First among these four key areas is what Lazzaro calls ‘hard fun’. This is, in essence, the overcoming of obstacles: the pursuit of a goal, the rewarding of progress and the presence of compelling challenges that demand sophisticated strategies. As you might expect, then, the second key is what’s called ‘easy fun’, which she summarises as ‘the sheer enjoyment of experiencing the game’, feeding into a player’s curiosity, sense of awe and appetite for mystery. This is about a world being engrossing and rich, enticing a player into thinking about it as more than merely an abstract sequence of challenges and propositions. Here, interestingly, even the driest of games like
Tetris
appeared to benefit hugely from subtle details: music, sound effects, distinctive graphical and design features. Immersion, Lazzaro emphasises, is not so much about building meticulous three-dimensional worlds as about surprising and delighting players with the sense of a well-crafted environment with an element of ambiguity and tantalising incompleteness to it.

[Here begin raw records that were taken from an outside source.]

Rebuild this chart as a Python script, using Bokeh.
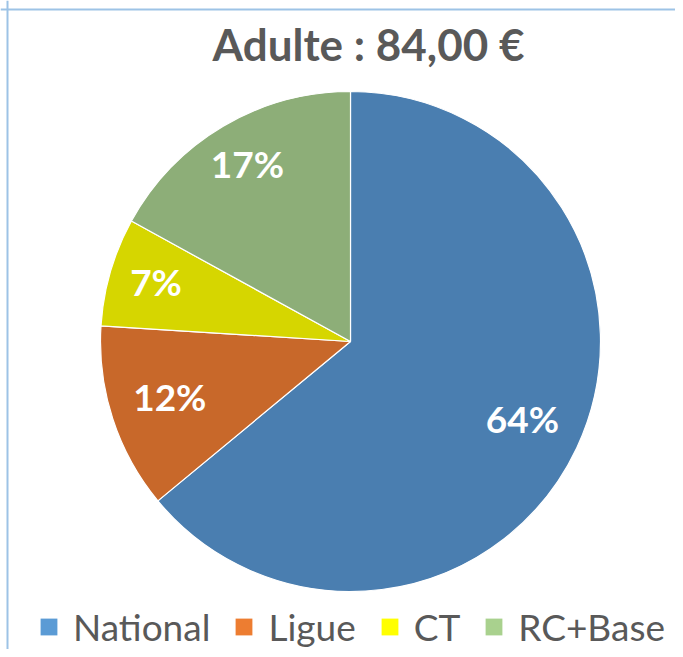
import math
from bokeh.plotting import figure
from bokeh.models import Range1d, Span, Legend, LegendItem, ColumnDataSource
from bokeh.core.properties import value
from bokeh.embed import file_html
from bokeh.resources import INLINE

# ---- data ----
categories = ["National", "Ligue", "CT", "RC+Base"]
shares = [64, 12, 7, 17]
title_text = "Adulte : 84,00 €"
pie_colors = ["#4A7EB0", "#C8682A", "#D6D600", "#8DAE78"]
legend_colors = ["#5B9BD5", "#ED7D31", "#FFFF00", "#A9D18E"]
label_radius = [0.76, 0.76, 0.81, 0.81]   # fraction of pie radius (style)

W, H = 675, 649
p = figure(width=W, height=H, output_backend="svg", toolbar_location=None,
           x_range=Range1d(0, W), y_range=Range1d(0, H),
           min_border=0, outline_line_color=None)
p.axis.visible = False
p.grid.visible = False
p.background_fill_color = "white"
p.border_fill_color = "white"

# frame (left and top visible in reference)
p.add_layout(Span(location=7, dimension="height", line_color="#9DC3E6", line_width=2))
p.add_layout(Span(location=H - 9, dimension="width", line_color="#9DC3E6", line_width=2))

cx, cy, r = 350, H - 341, 250
total = sum(shares)
starts, ends, lx, ly, labels = [], [], [], [], []
cum = 0
for s, f in zip(shares, label_radius):
    a0 = math.pi / 2 - 2 * math.pi * cum / total
    cum += s
    a1 = math.pi / 2 - 2 * math.pi * cum / total
    starts.append(a0)
    ends.append(a1)
    mid = (a0 + a1) / 2
    lx.append(cx + f * r * math.cos(mid))
    ly.append(cy + f * r * math.sin(mid))
    labels.append(f"{round(100 * s / total)}%")

src = ColumnDataSource(dict(cat=categories, start=starts, end=ends,
                            color=pie_colors, lx=lx, ly=ly, label=labels))
p.wedge(x=cx, y=cy, radius=r, start_angle="start", end_angle="end",
        direction="clock", fill_color="color", line_color="white",
        line_width=1.2, source=src)

p.text(x="lx", y="ly", text="label", source=src, text_color="white",
       text_font=value("Lato"), text_font_style="bold", text_font_size="37px",
       text_align="center", text_baseline="middle", y_offset=-4)

p.text(x=[368], y=[H - 43], text=[title_text], text_color="#595959",
       text_font=value("Lato"), text_font_style="bold", text_font_size="44px",
       text_align="center", text_baseline="middle")

# legend with off-screen dummy renderers in legend colors
items = []
for name, col in zip(categories, legend_colors):
    rr = p.rect(x=[-100], y=[-100], width=1, height=1, fill_color=col, line_color=None)
    items.append(LegendItem(label=name, renderers=[rr]))
legend = Legend(items=items, orientation="horizontal", location=(38, 0),
                padding=0, margin=0, spacing=23, label_standoff=14,
                glyph_width=21, glyph_height=21, border_line_color=None,
                background_fill_alpha=0, label_text_font="Lato",
                label_text_font_size="37px", label_text_color="#595959")
p.add_layout(legend, "center")

open("out.html", "w").write(file_html(p, INLINE))
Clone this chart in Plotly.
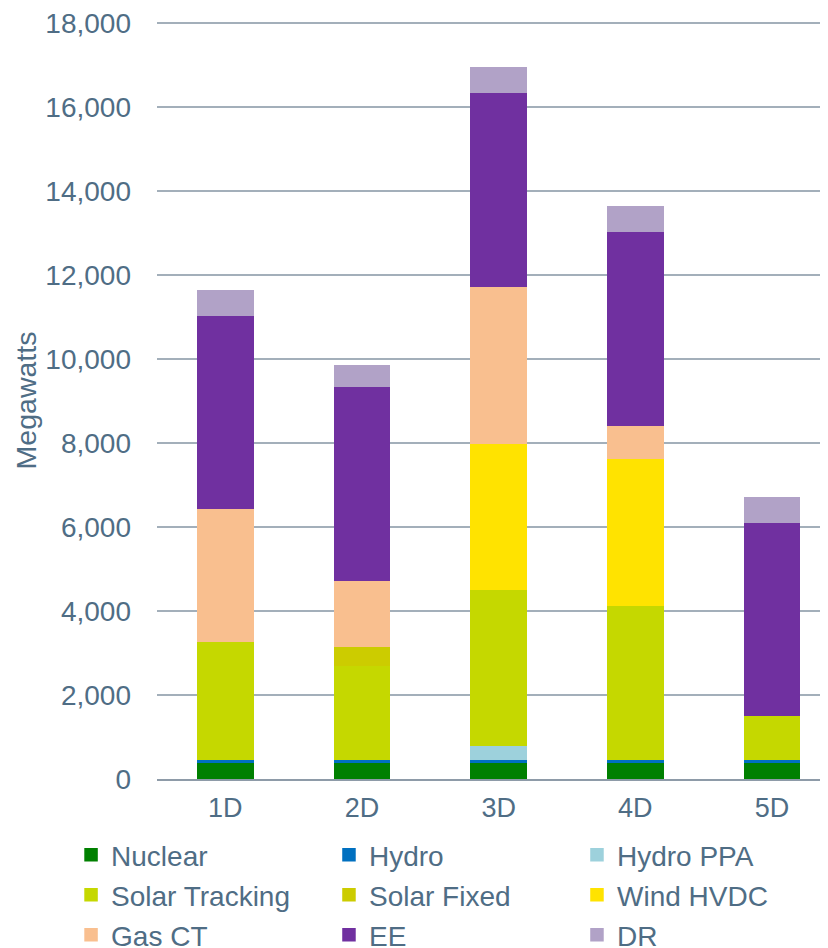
import plotly.graph_objects as go

categories = ["1D", "2D", "3D", "4D", "5D"]

nuclear = [400, 400, 400, 400, 400]
hydro = [60, 60, 60, 60, 60]
hydro_ppa = [0, 0, 350, 0, 0]
solar_tracking = [2830, 2260, 3700, 3680, 1050]
solar_fixed = [0, 450, 0, 0, 0]
wind_hvdc = [0, 0, 3490, 3500, 0]
gas_ct = [3155, 1570, 3740, 790, 0]
ee = [4610, 4610, 4610, 4610, 4610]
dr = [570, 500, 580, 580, 580]

series_names = ["Nuclear", "Hydro", "Hydro PPA", "Solar Tracking", "Solar Fixed",
                "Wind HVDC", "Gas CT", "EE", "DR"]
series_values = [nuclear, hydro, hydro_ppa, solar_tracking, solar_fixed,
                 wind_hvdc, gas_ct, ee, dr]
series_colors = ["#008000", "#0070C0", "#9DD1DC", "#C5D800", "#CCCC00",
                 "#FFE300", "#F9BF8F", "#7030A0", "#B1A2C7"]

text_color = "#4F6D85"
font_family = "Liberation Sans, Arial, sans-serif"

# legend grid (3 columns x 3 rows), positions in plot-paper coordinates
legend_cols = [-0.1281, 0.2563, 0.6259]
legend_rows = [-0.1005, -0.1534, -0.2063]

fig = go.Figure()
legend_layouts = {}
for i, (name, vals, color) in enumerate(zip(series_names, series_values, series_colors)):
    key = "legend" if i == 0 else f"legend{i + 1}"
    fig.add_trace(go.Bar(
        x=categories, y=vals, name=name, legend=key, showlegend=True,
        marker=dict(color=color, line=dict(width=1.5, color=color)),
    ))
    legend_layouts[key] = dict(
        orientation="h", x=legend_cols[i % 3], y=legend_rows[i // 3],
        xanchor="left", yanchor="middle",
        font=dict(size=28, color=text_color, family=font_family),
        bgcolor="rgba(0,0,0,0)", itemwidth=30, visible=True,
    )

# the page body adds an 8px offset, so the figure is 8px smaller than the window
fig.update_layout(
    width=820, height=940,
    showlegend=True,
    barmode="stack", bargap=0.595,
    plot_bgcolor="white", paper_bgcolor="white",
    margin=dict(l=149, r=0, t=14, b=169, autoexpand=False),
    font=dict(family=font_family, color=text_color),
    xaxis=dict(
        range=[-0.5, 4.41], showgrid=False, showline=True,
        linecolor="#8E9BA8", linewidth=2, ticks="",
        tickfont=dict(size=27, color=text_color), ticklabelstandoff=4,
        fixedrange=True,
    ),
    yaxis=dict(
        range=[0, 18030], dtick=2000, tickformat=",d",
        showgrid=True, gridcolor="#A3AFBA", gridwidth=1.5,
        zeroline=False, showline=False, ticks="",
        tickfont=dict(size=28, color=text_color), ticklabelstandoff=25,
        title=dict(text="Megawatts", font=dict(size=28.5, color=text_color), standoff=0),
    ),
    **legend_layouts,
)

fig.write_html("out.html")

Then there’s the third key, known as ‘altered states’, formulated in response to players’ repeated reports that they enjoyed the way that playing a video game could change how they felt inside. In particular, this relates to how the best games’ brand of ‘flow’ could clear the mind, banish boredom and impart a sense of achievement. And finally, the fourth key comes under the broadest and arguably the most important heading of all, ‘the people factor’. A large number of gamers, Lazzaro noted, talk specifically about the enjoyment of playing with others both inside and outside the game. Moreover, she noted, ‘what surprised us most was the dramatic contrast in emotional displays between one versus several people playing together. Players in groups emote more frequently and with more intensity than those who play on their own. Group play adds new behaviours, rituals and emotions.’ And, of course, the same applies again in a somewhat different manner to the complexities of remote play with others – especially when, as is increasingly the case, these remote interactions take place through microphones, speakers and realtime conversation as well as in-game interactions.